Private beta (4–8 weeks): production‑hardening of the thin slice, onboarding 5–15 real customers, instrumented funnels, and weekly usability and reliability reviews. Exit private beta only when the agreed success metric moves in the right direction for three consecutive weeks or you prove the hypothesis false and pivot. If you operate in a regulated domain (especially fintech), consider engaging the FCA Innovation Pathways or Digital Sandbox early to de‑risk regulatory questions while still small.

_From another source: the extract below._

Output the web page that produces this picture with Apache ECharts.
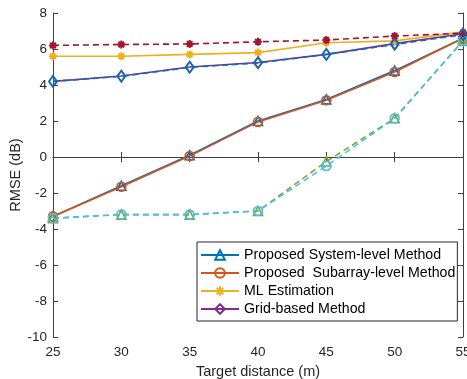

7) Your agency brief and acceptance checklist

When you brief a web app MVP agency, include: problem statement and desired business outcome; primary user and one end‑to‑end journey; in‑scope/out‑of‑scope features; compliance constraints (UK GDPR, WCAG 2.2, SCA if payments, any sector specifics); data classification and residency assumptions; non‑functional targets (availability, response times for the core journey, RPO/RTO); integration list with owners; analytics events; environments; deployment approach; and required artefacts (IaC, runbooks, test plans). Add contractual appendices for IP assignment, data processing, and security responsibilities.

Acceptance criteria to add to your SoW: (a) the core journey demonstrably works for the primary persona end‑to‑end, (b) WCAG 2.2 AA issues triaged and high‑impact items fixed, (c) SCA journeys tested if payments, (d) basic observability in place (dashboards and alerts for the core workflow), (e) risk register with owners, and (f) a post‑MVP backlog with estimates and clear trade‑offs.

How to select among “saas mvp development london” options: score vendors on measurable outcomes, sector‑relevant compliance experience, quality of their technical discovery, clarity of non‑functional baselines, and transparency of governance (stage‑gates, demo cadence, and escalation). Price matters, but in 2026 the cost of rework dwarfs day‑rate differences—optimise for fewer surprises.